The Russians might decide to go along with the next phase even if they have not reached the same capability, or ask for a delay in the joint approval to give them time to reach some sort of parity in defensive capability. We might even want to permit asymmetries in a modified ABM Treaty or START III, where the Russians would be allowed relatively more offensive capabilities as the United States deploys national defenses.

At each step, we could consider any requests by the Russians for assistance to improve their own defenses. Although I am not convinced such assistance would be in our best interests, this might be a small price to pay if we want to deploy national defenses and keep the ABM and START Treaties alive.

A good initial step, as proposed by Senator Nunn in the context of his substitute amendment, is for both sides to agree to rescind the 1974 Protocol to the ABM Treaty, which reduced the number of national missile defense sites allowed by the original treaty from two to one.
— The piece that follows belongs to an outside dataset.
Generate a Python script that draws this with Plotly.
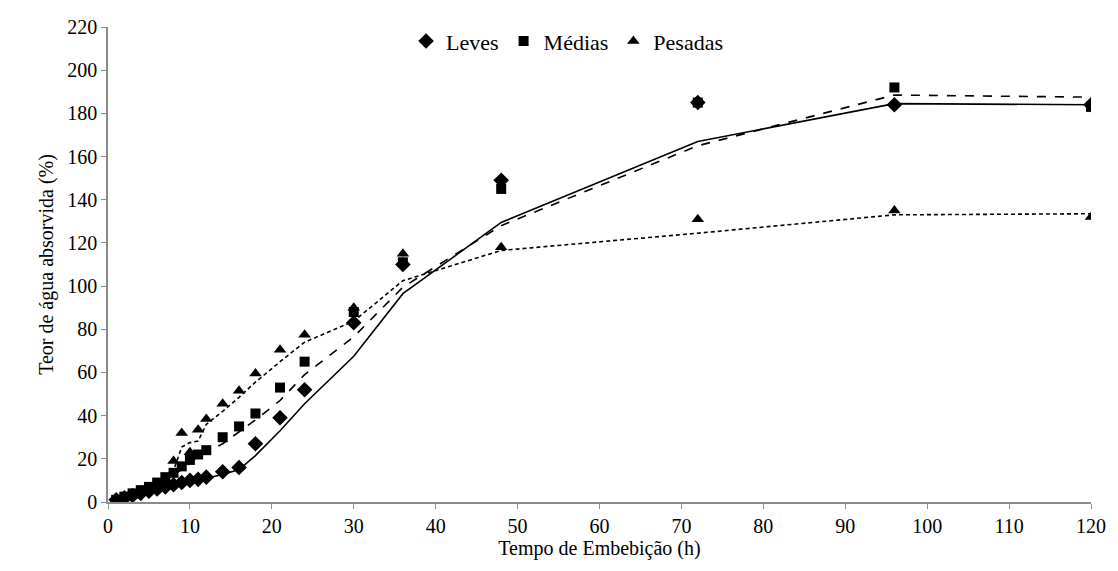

If we try to deploy a ground-based national defense system constrained to one site, we are looking at an inordinate inefficient and therefore expensive system.

Allowing for space-based tracking in an ABM mode also makes sense if each side is interested in a more capable and cost-effective limited national defense. Another area that could prove win-win for both sides is construction of jointly manned, ground-based missile launch detection centers near each other's ICBM fields.

Finally, we have to engage the Chinese sooner rather than later on their growing nuclear arsenal. According to press accounts, China has deployed CSS-3 and CSS-4 ICBMs, the latter of which are capable of reaching most of the continental United States. China has also reportedly tested the CSS-4 missile armed with MIRVs. Most recently, the Washington Times reports that the Chinese are acquiring technology from the Russian SS-18. It would not require an inordinate amount of resources for China to deploy dozens of additional ICBMs with MIRVs, meaning possibly hundreds of new warheads that could rain down on United States cities.

Now is the time to discourage the Chinese from embarking on an ambitious, and highly destabilizing, nuclear arms build-up. That is why, Mr. President, it is crucial that the United States pursue trilateral negotiations with Russia and the People's Republic of China on MIRVed ICBMs. I have drafted a Sense of the Senate resolution related to this matter, and may offer it during consideration of the fiscal year 1997 Defense Authorization Act.

With that, Mr. President, I reiterate my opposition to the Defend America Act, urge a more measured approach and yield the floor.